Clipping before Culling

Hi,
I’ve posted this on the beginers forum but not sure i’ve got a clear answer:
Why according to th GL spec and RedBook clipping is done before culling in the graphics pipeline? Can they be overturned? Clipping is expensive and shuold not be done for culled polygons…

Unless you’re intending to develop both yourself, the answer will not change how it’s done. :wink:
Clipping informations (search for “Cohen-Sutherland”) can be gathered per vertex before it’s known which primitives are generated.
That happens higher up in the vertex pipeline.
At the time the primitive is assembled from the resulting vertices, the per vertex clip information is used to quickly decide if it’s trivially out, in or needs to be clipped.

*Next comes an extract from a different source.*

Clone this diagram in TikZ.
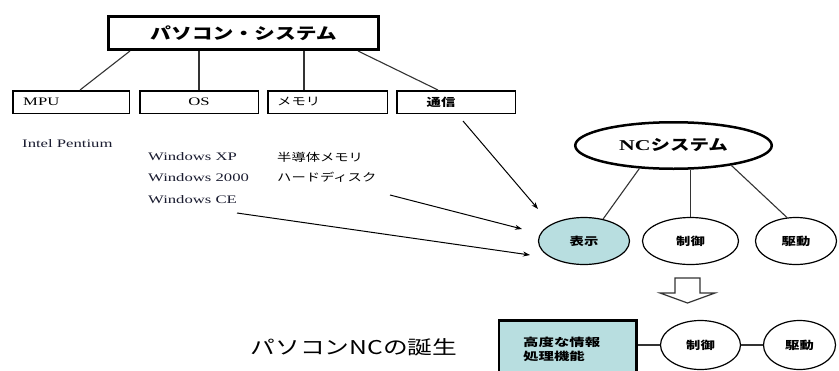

It’s just an AND operation.
Since culling in OpenGL is done with the winding informations in screen space primitives need to be clipped (and split into triangles) first and then transformed from clip space to screen space before the culling can actually be applied.

Who says clipping is expensive?

Deciding if a polygon is outside of the frustum in clip space is just a few floating point compares, while culling involves at least two multiplications.

Implemented in hardware, you can’t generally tell what’s faster…

And as I already said on the other forum, the implementations are free to reorder the operations anyway, at least as long as the result stays the same.